As it’s written, Purpa requires utilities to purchase power from renewable energy projects under certain circumstances. If a developer can build a project for less than a utility can build a new power plant, then they can request a contract to sell power to the utility.
But utilities argue that developers have figured how to take advantage of the system. They’re asking for immediate fixes to prevent market abuses, and curb instances in which developers break up their projects into smaller ones to qualify for higher rates, according to the Edison Electric Institute. Reducing the threshold for mandatory purchases could also be looked at.
“We’re asking for Purpa to be modified in a way that more truly reflects avoided cost and stops some of the gaming,” said Benshoff.

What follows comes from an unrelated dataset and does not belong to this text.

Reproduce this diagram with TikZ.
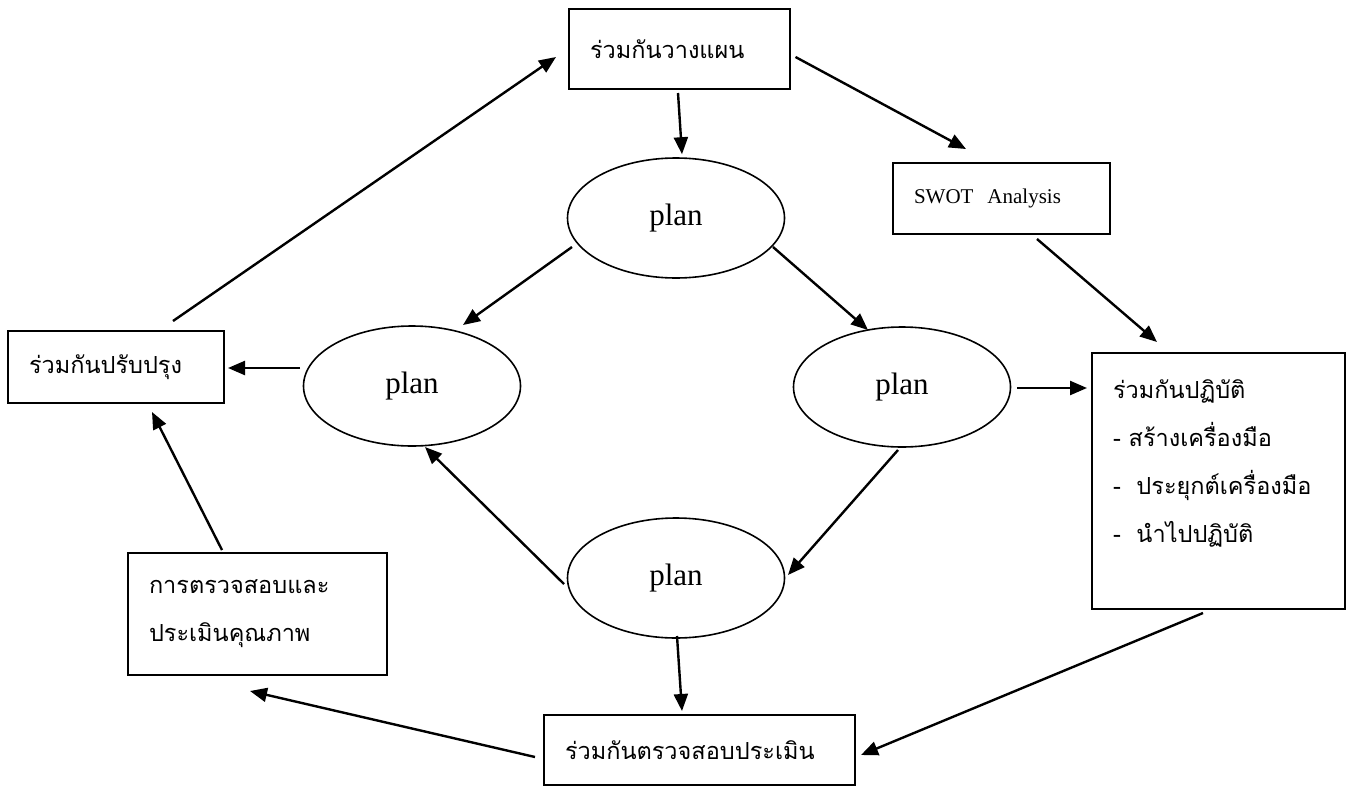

Purpa proponents, including solar and wind developers, reject the notion that it’s outdated, saying it’s essential to giving renewables a leg up in states that aren’t traditionally green leaning.
“Purpa has been a backdoor option to get some renewable projects to states that have few other policy levers that are incentivizing renewable energy,” said Timothy Fox, vice president at ClearView Energy Partners LLC. “If the implementation of Purpa is reformed, we could see a slowdown in some of the states with more conventional resources,” he said.
About 15 percent of U.S. solar capacity and 3 percent of wind planned to come online in the next few years may rely on Purpa, according to Bloomberg Intelligence.
The solar industry argues that any changes should be focused on making sure the law is enforced.
“It’s been a highly successful policy tool and continues to be a highly successful policy in markets where there is not otherwise access,” said Abigail Ross Hopper, who heads the Solar Energy Industries Association. Pushback from utilities is unsurprising, she said, since “we’re threatening their market, we’re threatening their monopoly.”
It’s all a far cry from when Charles Copeland was working as an engineer on an abandoned building in New York City’s Lower East Side back in the 1970s. He designed a solar collector system for a group of residents that generated power for the building and sent the excess to Con Edison.
The utility sued the residents, but the Public Service Commissioner ruled in favor of the building, and the ruling became a crucial forerunner of Purpa. Forty years later, Copeland says the law is as essential as ever.
“It’s even more urgent now, in terms of global warming,” he said.